His next film is going to be a UFO film. Interesting that he is going back to that. Close Encounters was a true masterpiece of cinema and ET was a crowd pleaser. People will no doubt compare this new one to those.
by Anonymous | reply 57 | August 4, 2025 5:56 AM |
[quote] Spielberg can't work forever. Everyone needs to retire...
According to Deadline.com, Spielberg told a crowd in June, "I will never retire."
Also see Harrison Ford in a recent interview: "I will never retire."
Also see Ridley Scott: " Ridley Scott has no plans to retire and intends to continue directing films, according to The Hollywood Reporter, despite being 86 years old. He stated that he plans to direct until he dies."

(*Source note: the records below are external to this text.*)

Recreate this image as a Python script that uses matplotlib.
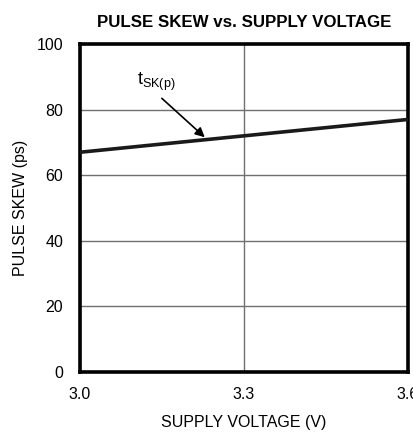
import matplotlib.pyplot as plt

plt.rcParams['font.family'] = ['Liberation Sans', 'DejaVu Sans']

# data
voltage = [3.0, 3.3, 3.6]
skew = [67, 72, 77]
xticks = [3.0, 3.3, 3.6]
xtick_labels = ['3.0', '3.3', '3.6']
yticks = [0, 20, 40, 60, 80, 100]

fig = plt.figure(figsize=(4.14, 4.34), dpi=100)
ax = fig.add_axes([80 / 414, 62 / 434, 328 / 414, 328 / 434])

ax.plot(voltage, skew, color='#1a1a1a', lw=2.6, solid_capstyle='butt', zorder=3)

ax.set_xlim(3.0, 3.6)
ax.set_ylim(0, 100)
ax.set_xticks(xticks)
ax.set_xticklabels(xtick_labels)
ax.set_yticks(yticks)
ax.tick_params(length=0, labelsize=11.5)
ax.tick_params(axis='x', pad=11)
ax.tick_params(axis='y', pad=12)
ax.grid(True, color='#707070', lw=1.0)
for s in ax.spines.values():
    s.set_linewidth(2.6)
    s.set_color('black')

ax.set_title('PULSE SKEW vs. SUPPLY VOLTAGE', fontsize=12.2, fontweight='bold', pad=12)
ax.set_xlabel('SUPPLY VOLTAGE (V)', fontsize=11.5, labelpad=9)
ax.set_ylabel('PULSE SKEW (ps)', fontsize=11.5, labelpad=6)

ax.annotate('', xy=(3.232, 71), xytext=(3.146, 84),
            arrowprops=dict(arrowstyle='-|>', color='black', lw=1.2, mutation_scale=14))
ax.text(3.104, 88.5, r't$_{\mathregular{SK(p)}}$', fontsize=13, va='center', ha='left')

fig.savefig('out.png', dpi=100)
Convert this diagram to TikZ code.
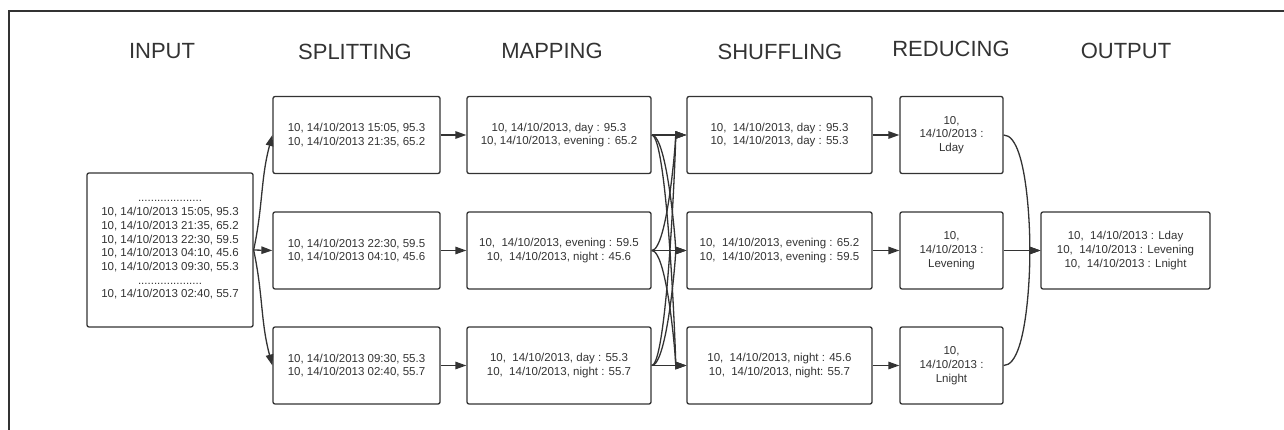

by Anonymous | reply 58 | August 4, 2025 6:03 AM |
Telling the audience that he didn’t add subtitles to West Side Story because that would be offensive and people should make a point to learn Spanish was really a dumb move. He’s also responsible, along with John Landis, for the beheading of two children and Vic Morrow; both of them tried to shut the families up. Fuck him.
by Anonymous | reply 59 | August 4, 2025 6:09 AM |
Spielberg is associated with more bombs thanks hits now. People forget how many films he produces.
by Anonymous | reply 60 | August 4, 2025 6:11 AM |
I got tired of Jaws before that giant animatronic shark straight out of the RKO backlot started attempting to open and close its mouth. So scary I was laughing. I wish it had been real and rid the world forever of Richard Dreyfuss. Though it would have spit him out.
by Anonymous | reply 61 | August 4, 2025 7:05 AM |
R6 R9 No love for Ready Player One?
by Anonymous | reply 62 | August 4, 2025 7:36 AM |
There's a Tintin show from the early 90s that uses the same style of animation as the books, r29. In my opinion, that style works better on the page than on the screen.
I like the 2011 Tintin movie. It's full of whimsy and adventure. The facial animation is a little creepy and lifeless but everything else works well.